An excavation in Mexico has led to the discovery of troves of human skulls. Archaeologists believe that the skulls come from the largest mass human sacrifice unearthed yet in ancient Meso-America.

The study, published in the journal Latin American Antiquity, describes the surprising finding. The skulls were found miles from the nearest study in what used to be a body of water called Lake Xaltocan but now simply contains an empty field. The location was so unassuming that researchers had not even immediately thought to look there; they discovered the site when they stumbled upon evidence of looting when viewing satellite images of ancient canals, irrigation channels and lakes that would have surrounded the ancient Teotihuacan kingdom, according to LiveScience.

Upon investigation, the archaeologists discovered over 150 human skulls that were attached to one or two vertebra. The location also held a shrine, which contained incense burners, deity figurines and pottery that indicated a ritual linked with local agriculture. Through carbon dating, researchers have found that the skulls were a minimum of 1,100 years old and, of the dozens of skulls that have been tested so far, the majority belonged to men.

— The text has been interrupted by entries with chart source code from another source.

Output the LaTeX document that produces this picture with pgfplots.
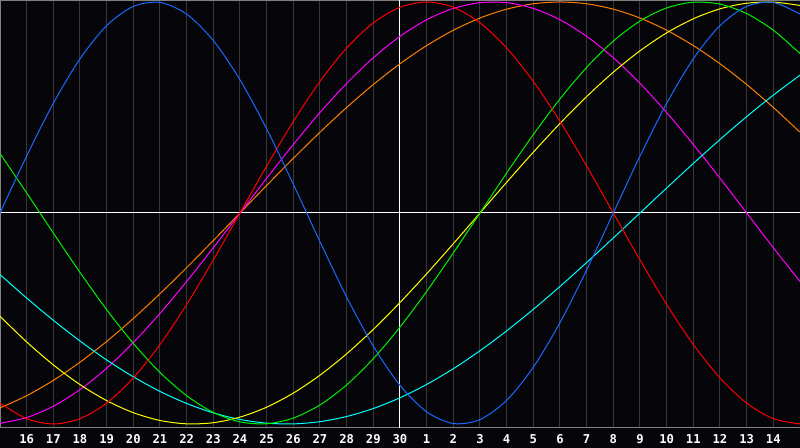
\documentclass[border=0pt]{standalone}
\usepackage{fontspec}
\newfontfamily\tickfont{DejaVu Sans Mono}
\usepackage{pgfplots}
\usepackage{pgfplotstable}
\pgfplotsset{compat=1.18}

\definecolor{bg}{RGB}{6,5,10}
\definecolor{gridc}{RGB}{55,55,58}
\definecolor{framec}{RGB}{128,128,128}
\definecolor{cblue}{RGB}{25,105,255}
\definecolor{cred}{RGB}{255,0,0}
\definecolor{cmag}{RGB}{255,0,255}
\definecolor{corange}{RGB}{255,128,0}
\definecolor{cgreen}{RGB}{0,240,0}
\definecolor{cyellow}{RGB}{255,255,0}
\definecolor{ccyan}{RGB}{0,255,255}

% day index k (k=1 is the 16th, k=15 the 30th, k=16 the 1st), cycle values
\pgfplotstableread{
k  blue    red     mag     orange  green   yellow  cyan
0  0       -0.9010 -0.9966 -0.9239 0.2817  -0.4894 -0.2921
1  0.2698  -0.9749 -0.9694 -0.8660 0.0951  -0.6112 -0.4031
2  0.5196  -1      -0.9158 -0.7934 -0.0951 -0.7199 -0.5085
3  0.7308  -0.9749 -0.8372 -0.7071 -0.2817 -0.8133 -0.6068
4  0.8879  -0.9010 -0.7357 -0.6088 -0.4582 -0.8893 -0.6966
5  0.9791  -0.7818 -0.6142 -0.5    -0.6182 -0.9464 -0.7765
6  0.9977  -0.6235 -0.4759 -0.3827 -0.7557 -0.9834 -0.8456
7  0.9423  -0.4339 -0.3247 -0.2588 -0.8660 -0.9993 -0.9028
8  0.8170  -0.2225 -0.1646 -0.1305 -0.9450 -0.9940 -0.9473
9  0.6311  0       0       0       -0.9898 -0.9675 -0.9786
10 0.3984  0.2225  0.1646  0.1305  -0.9989 -0.9203 -0.9960
11 0.1362  0.4339  0.3247  0.2588  -0.9718 -0.8536 -0.9996
12 -0.1362 0.6235  0.4759  0.3827  -0.9096 -0.7686 -0.9890
13 -0.3984 0.7818  0.6142  0.5     -0.8146 -0.6673 -0.9646
14 -0.6311 0.9010  0.7357  0.6088  -0.6901 -0.5517 -0.9267
15 -0.8170 0.9749  0.8372  0.7071  -0.5406 -0.4244 -0.8757
16 -0.9423 1       0.9158  0.7934  -0.3717 -0.2881 -0.8125
17 -0.9977 0.9749  0.9694  0.8660  -0.1893 -0.1456 -0.7379
18 -0.9791 0.9010  0.9966  0.9239  0       0       -0.6529
19 -0.8879 0.7818  0.9966  0.9659  0.1893  0.1456  -0.5586
20 -0.7308 0.6235  0.9694  0.9914  0.3717  0.2881  -0.4566
21 -0.5196 0.4339  0.9158  1       0.5406  0.4244  -0.3482
22 -0.2698 0.2225  0.8372  0.9914  0.6901  0.5517  -0.2348
23 0       0       0.7357  0.9659  0.8146  0.6673  -0.1183
24 0.2698  -0.2225 0.6142  0.9239  0.9096  0.7686  0
25 0.5196  -0.4339 0.4759  0.8660  0.9718  0.8536  0.1183
26 0.7308  -0.6235 0.3247  0.7934  0.9989  0.9203  0.2348
27 0.8879  -0.7818 0.1646  0.7071  0.9898  0.9675  0.3482
28 0.9791  -0.9010 0       0.6088  0.9450  0.9940  0.4566
29 0.9977  -0.9749 -0.1646 0.5     0.8660  0.9993  0.5586
30 0.9423  -1      -0.3247 0.3827  0.7557  0.9834  0.6529
}\cycles

\begin{document}
\begin{tikzpicture}[x=1pt,y=1pt]
\fill[bg] (0,0) rectangle (400,224);
\useasboundingbox (0,0) rectangle (400,224);
\begin{axis}[
  at={(0pt,10pt)}, anchor=south west,
  scale only axis, width=400pt, height=213.75pt,
  xmin=0, xmax=30, ymin=-1.019, ymax=1.007,
  axis line style={draw=none},
  clip mode=individual,
  xtick={1,...,29},
  xticklabels={16,17,18,19,20,21,22,23,24,25,26,27,28,29,30,1,2,3,4,5,6,7,8,9,10,11,12,13,14},
  ytick=\empty,
  major tick length=0pt,
  xmajorgrids,
  grid style={gridc, line width=0.5pt},
  xticklabel style={font=\tickfont\bfseries\fontsize{6.1}{7}\selectfont,
    text=white, anchor=base, yshift=-7.6pt},
  every axis plot/.append style={line width=0.5pt, smooth, no markers},
]
\draw[framec, line width=0.5pt] (rel axis cs:1,1) -- (rel axis cs:0,1)
  -- (rel axis cs:0,0) -- (rel axis cs:1,0);
\draw[white, line width=0.5pt] (15,-1.019) -- (15,1.007);
\draw[white, line width=0.5pt] (0,0) -- (30,0);
\addplot[corange] table[x=k, y=orange] {\cycles};
\addplot[cmag]    table[x=k, y=mag]    {\cycles};
\addplot[ccyan]   table[x=k, y=cyan]   {\cycles};
\addplot[cyellow] table[x=k, y=yellow] {\cycles};
\addplot[cgreen]  table[x=k, y=green]  {\cycles};
\addplot[cred]    table[x=k, y=red]    {\cycles};
\addplot[cblue]   table[x=k, y=blue]   {\cycles};
\end{axis}
\end{tikzpicture}
\end{document}
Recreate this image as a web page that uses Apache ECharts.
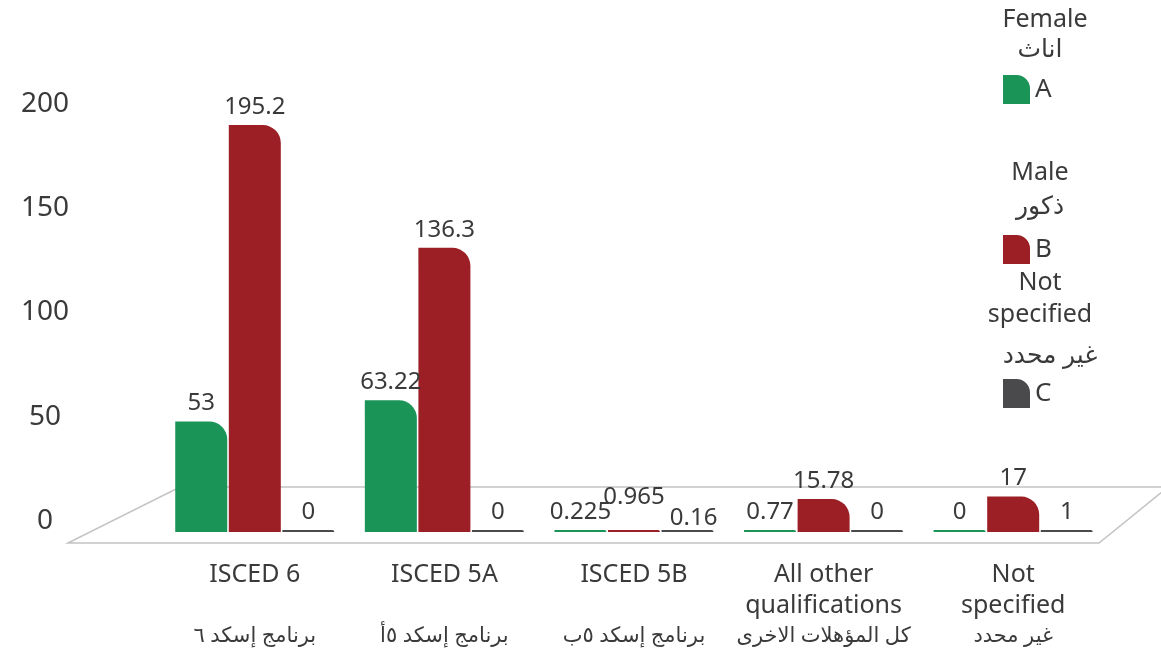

Because most of the skulls belonged to men, researchers believe that they were carefully chosen, rather than the result of indiscriminate slaughter of a village. However, that determination shakes up previously held assumptions about human sacrifice in the region. While several cultures in Meso-America, including the Teotihuacan kingdom, participated in human sacrifice, they mostly occurred at large urban pyramids and were connected to state power - a far cry from this mass human sacrifice that would have taken place in a rural area.

Researchers believe that a drought caused the end of the Teotihuacan kingdom, which led to a period of bloody war and political infighting among several regional groups.